Synopses & Reviews
Prussian-born cartographer Oscar Hinrichs was a key member of Stonewall Jackson's staff, collaborated on maps with Jedediah Hotchkiss, and worked alongside such prominent Confederate leaders as Joe Johnston, Richard H. Anderson, and Jubal Early. Hinrichs's detailed wartime journals, published here for the first time, shed new light on mapmaking as a tool of war, illuminate Jackson's notoriously superior strategic and tactical use of terrain, and offer unique perspectives on the lives of common soldiers, staff officers, and commanders in Lee's army. Impressively comprehensive, Hinrichs's writings constitute a valuable and revelatory primary source from the Civil War era.
Review
"Oscar Hinrichs served through much of the Civil War in staff billets that placed him in intimate proximity to some of the most important and renowned Southern leaders in the Virginia theater--among them, Stonewall Jackson. Thus situated, Hinrichs witnessed and participated in campaigns of high profile and described them colorfully and at length.
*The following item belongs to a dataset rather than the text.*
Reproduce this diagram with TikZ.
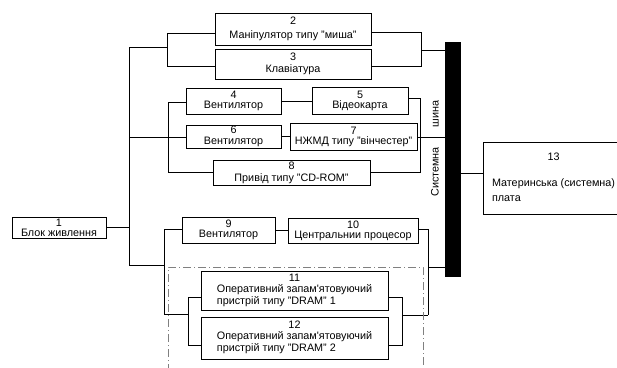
\documentclass[tikz,border=0pt]{standalone}
\usepackage{fontspec}
\setmainfont{Liberation Sans}
\begin{document}
\begin{tikzpicture}[x=1pt,y=-1pt,
  blk/.style={draw, line width=1pt, inner sep=0pt, align=center, font=\fontsize{10.8}{#1}\selectfont},
  blk/.default=10,
  wire/.style={line width=0.8pt},
  dashreg/.style={draw=gray, line width=0.8pt, dash pattern=on 8pt off 3pt on 1pt off 3pt}]
\useasboundingbox (0,0) rectangle (617,367);
\clip (0,0) rectangle (617,367);
% boxes
\node[blk, minimum width=94pt, minimum height=21pt] (b1) at (59,227.5) {1\\Блок живлення};
\node[blk=14, minimum width=156pt, minimum height=32pt] (b2) at (293,29) {2\\Маніпулятор типу "миша"};
\node[blk=12, minimum width=156pt, minimum height=30pt] (b3) at (293,64) {3\\Клавіатура};
\node[blk=9.5, minimum width=95pt, minimum height=26pt] (b4) at (233.5,101) {4\\Вентилятор};
\node[blk, minimum width=96pt, minimum height=27pt] (b5) at (360,100.5) {5\\Відеокарта};
\node[blk=11, minimum width=95pt, minimum height=23pt] (b6) at (233.5,136.5) {6\\Вентилятор};
\node[blk, minimum width=127pt, minimum height=27pt] (b7) at (353.5,136.5) {7\\НЖМД типу "вінчестер"};
\node[blk=12, minimum width=157pt, minimum height=25pt] (b8) at (291.5,172.5) {8\\Привід типу "CD-ROM"};
\node[blk, minimum width=93pt, minimum height=26pt] (b9) at (228.5,230) {9\\Вентилятор};
\node[blk, minimum width=130pt, minimum height=25pt] (b10) at (353,230.5) {10\\Центральнии процесор};
\node[blk=12, minimum width=187pt, minimum height=39pt] (b11) at (294.5,290.5)
  {\setlength\tabcolsep{0pt}\begin{tabular}{l}\multicolumn{1}{c}{11}\\[-1.5pt]Оперативний запам\textquotesingle ятовуючий\\пристрій типу "DRAM" 1\end{tabular}};
\node[blk=12, minimum width=187pt, minimum height=42pt] (b12) at (294.5,338)
  {\setlength\tabcolsep{0pt}\begin{tabular}{l}\multicolumn{1}{c}{12}\\[-1pt]Оперативний запам\textquotesingle ятовуючий\\пристрій типу "DRAM" 2\end{tabular}};
\node[blk=15, minimum width=141pt, minimum height=72pt] (b13) at (553.5,178)
  {\setlength\tabcolsep{0pt}\begin{tabular}{l}\multicolumn{1}{c}{13}\\[11pt]Материнська (системна)\\плата\end{tabular}};
\node[fill=black, inner sep=0pt, minimum width=16pt, minimum height=235pt] (bus) at (453,159.5) {};
\node[rotate=90, font=\fontsize{10.8}{10}\selectfont] (lbl) at (435,148.5) {Системна\hspace{20pt}шина};
% main line
\coordinate (mt) at (129,47);
\coordinate (mm) at (129,137);
\coordinate (mb) at (129,265);
\draw[wire] (mt) -- (mb);
\draw[line width=1.4pt] (b1.east) -- (b1.east -| mt);
% top group
\coordinate (tl) at (167,47);
\coordinate (l2) at (167,33);
\coordinate (l3) at (167,66);
\draw[wire] (mt) -- (tl);
\draw[wire] (l2 -| b2.west) -- (l2) -- (l3) -- (l3 -| b3.west);
\coordinate (r2) at (421,32);
\coordinate (r3) at (421,66);
\coordinate (rt) at (421,50);
\draw[wire] (r2 -| b2.east) -- (r2) -- (r3) -- (r3 -| b3.east);
\draw[wire] (rt) -- (rt -| bus.west);
% middle group
\coordinate (l4) at (168,102);
\coordinate (l8) at (168,172);
\draw[wire] (mm) -- (mm -| b6.west);
\draw[wire] (l4 -| b4.west) -- (l4) -- (l8) -- (l8 -| b8.west);
\draw[wire] (b4.east) -- (b4.east -| b5.west);
\draw[wire] (b6.east) -- (b7.west);
\coordinate (r5) at (420,98);
\coordinate (r8) at (420,172);
\coordinate (r7) at (420,137);
\draw[wire] (r5 -| b5.east) -- (r5) -- (r8) -- (r8 -| b8.east);
\draw[wire] (r7 -| b7.east) -- (r7 -| bus.west);
% lower group
\coordinate (lb) at (164,265);
\coordinate (l9) at (164,229);
\coordinate (lr) at (164,314);
\draw[wire] (mb) -- (lb);
\draw[wire] (l9 -| b9.west) -- (l9) -- (lr);
\draw[wire] (b9.east) -- (b9.east -| b10.west);
\coordinate (r10) at (428,229);
\coordinate (rr) at (428,315);
\coordinate (rb) at (428,267);
\draw[wire] (r10 -| b10.east) -- (r10) -- (rr);
\draw[wire] (rb) -- (rb -| bus.west);
\coordinate (m1) at (188,297);
\coordinate (m2) at (188,345);
\coordinate (mc) at (188,314);
\draw[wire] (lr) -- (mc);
\draw[wire] (m1 -| b11.west) -- (m1) -- (m2) -- (m2 -| b12.west);
\coordinate (n1) at (402,297);
\coordinate (n2) at (402,345);
\coordinate (nc) at (402,315);
\draw[wire] (n1 -| b11.east) -- (n1) -- (n2) -- (n2 -| b12.east);
\draw[wire] (nc) -- (rr);
% bus to board
\coordinate (bm) at (461,173);
\draw[wire] (bm -| bus.east) -- (bm -| b13.west);
% dashed region
\draw[dashreg] (168,372) -- (168,267) -- (423,267) -- (423,372);
\end{tikzpicture}
\end{document}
This book's annotations go well beyond an acceptable level of thoroughness, and the primary original narrative itself resulted from a wonderful degree of diligence--pursuing its stray fragments, in two languages, and knitting them together into a connected whole. The result makes an impressive document that seems destined to become a substantial piece of literature in its field, read and cited steadily far into the future."--Robert K. Krick, author of
Stonewall Jackson at Cedar Mountain
About the Author
Richard Brady Williams is an independent historian based in Chapel Hill, North Carolina. He is author of Chicago's Battery Boys: The Chicago Mercantile Battery in the Civil War's Western Theater.